Noch einmal Habermas: Der schöne Schein und die böse Welt
Der Philosoph äußert sich ähnlich. Und recht haben beide, wenn sie daran erinnern, dass wir nach dem Krieg aufgewachsen sind im beruhigenden Gefühl, die Zeiten der Diktatur seien vorbei. Wir hätten auf jeden Fall, was auch passieren mag, Demokratie an unserer Seite. Demokratie - verstanden als eine Sammelvorstellung, bei der Schutz der eigenen Rechte irgendwie zusammenginge mit Willensäußerungen aller. Also Rechtsstaat mit Regierungskontrolle, was nicht das gleiche ist. Wirksame Willensäußerungen geäußert nach verbindlichen Vorschriften.
Wie ist uns das abhanden gekommen? Ab wann haben wir das bittere Brot der Erkenntnis gänzlich eingespeichelt und heruntergeschluckt, dass - angeblich - gute Absichten oft zusammengehen mit brutaler Entmächtigung anderer. Allerspätestens nach dem Jugoslawienkrieg, als gerade die anerkanntesten Tugendbolde einen Angriffskrieg billigten. Und war es damals nicht auch Habermas, der - gewunden - das Unternehmen guthieß?
Kurz gesagt: seit der Zeit können wir nicht mehr unbefangen die Taten des mürben Sünders Papandreou preisen, der am Ende seiner Tage durchaus machtpolitische Ziele verfolgt. Und dabei anerkannte Ideale aufruft - etwa 35 Stunden lang. Wenn ich recht gerechnet habe.
Was folgt daraus? Der Schrei nach Demokratie kann nicht einfach verstummen- zugunsten der Anerkennung der Diktate einer Merkel und eines Sarkozy. Es reicht dann aber auch nicht aus, der Entschwundenen nachzuweinen und das Taschentuch hinter ihr her zu wringen.
Gefordert wäre: Erkenntnis der brutalen Zwänge, die im Namen von Demokratie beliebigen Menschengruppen auferlegt werden. Und Härte: Härte, zu erkennen, welches noch viel größere Elend ertragen werden muss, welche Gefahren riskiert, um den Aufstand zu wagen gegen die unterdrückerische Nicht-Demokratie. Wie sie in Griechenland und bei uns seit Jahren herrscht - mit und ohne Volksabstimmung.
Habermas müsste auf seine alten Tage die Kraft aufbringen, die wir uns selbst nicht mehr zutrauen. Auffordern zu einer Subsistenzwirtschaft in Griechenland ohne große äußere Zuschüsse.
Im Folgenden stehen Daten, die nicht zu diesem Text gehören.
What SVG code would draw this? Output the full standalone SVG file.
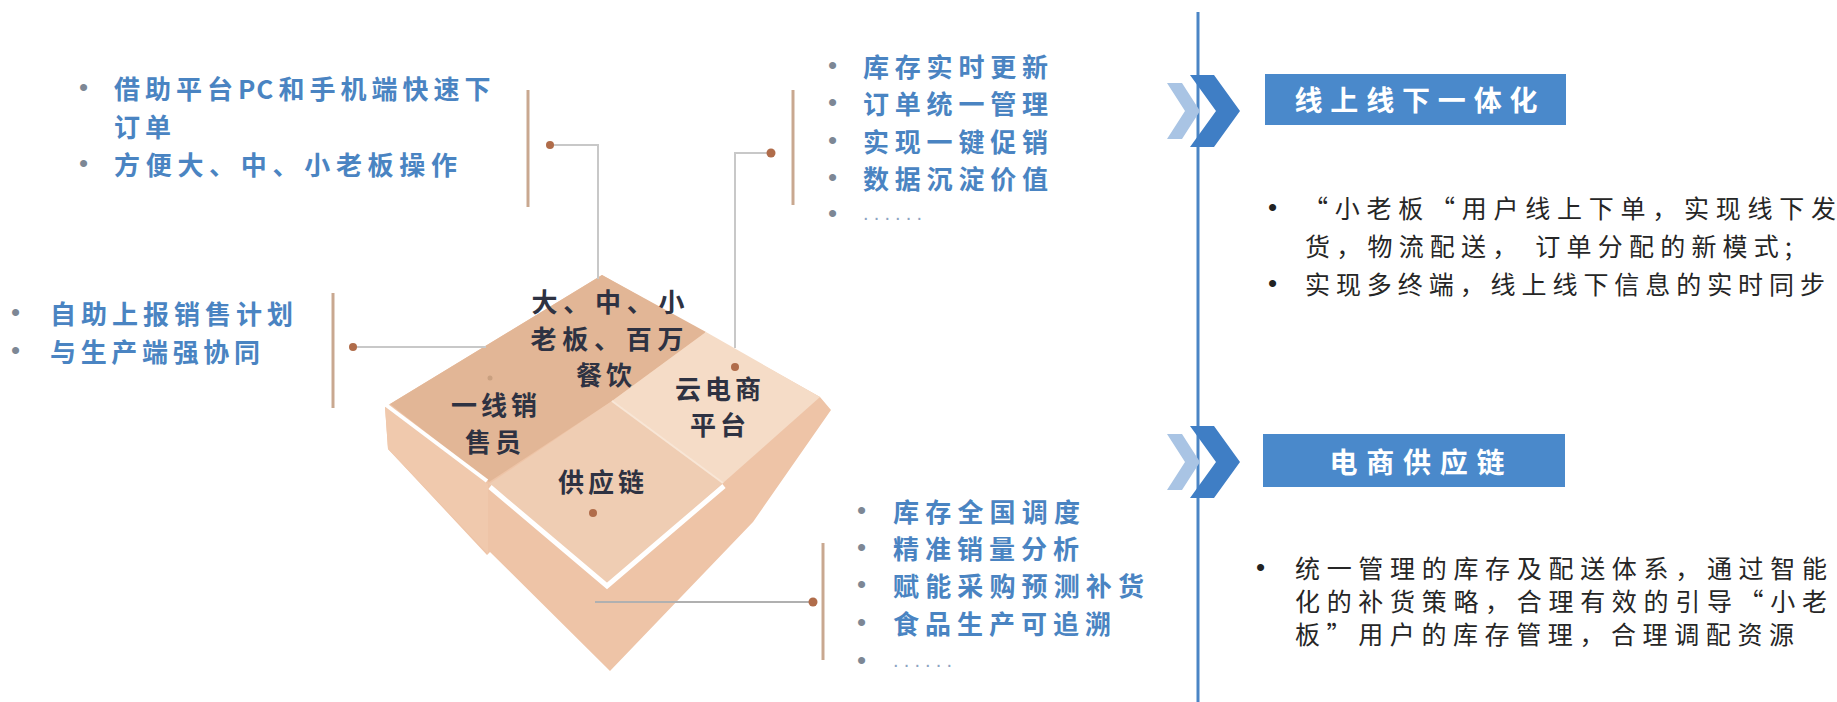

Zu selbsterprobten und kämpferischen Zusammenschlüssen gegen die eigene Obrigkeit. Zu Steuerverweigerung und offener Sabotage gegen die Machenschaften der Zerstörer von Demokratie, wie sie sich heute überall als die Rechtmäßigen aufspielen.
Hat ein Habermas die Kraft heute noch dazu aufzurufen? Habe ich die Kraft? Habe ich auch nur das Recht dazu, da ich doch außerhalb stehe.Ohne Handlungsnotwendigkeit, ohne unmittelbares Gefordertsein durch die Situation. Unterm Schutzdächlein des scheelen Beobachters.
Ich habe sie nicht. Und so bleibt - meiner Meinung nach - nur das betretene Beiseitestehen. Der gelähmte Blick des ewigen Zuschauers. Das Ersticken des aufsteigenden Wutschreis in der eigenen Kehle.
Das beschämte Schweigen. Und ein Habermas kann auch nicht mehr, als an die Schande zu erinnern. Ohne sie von uns wegnehmen zu können.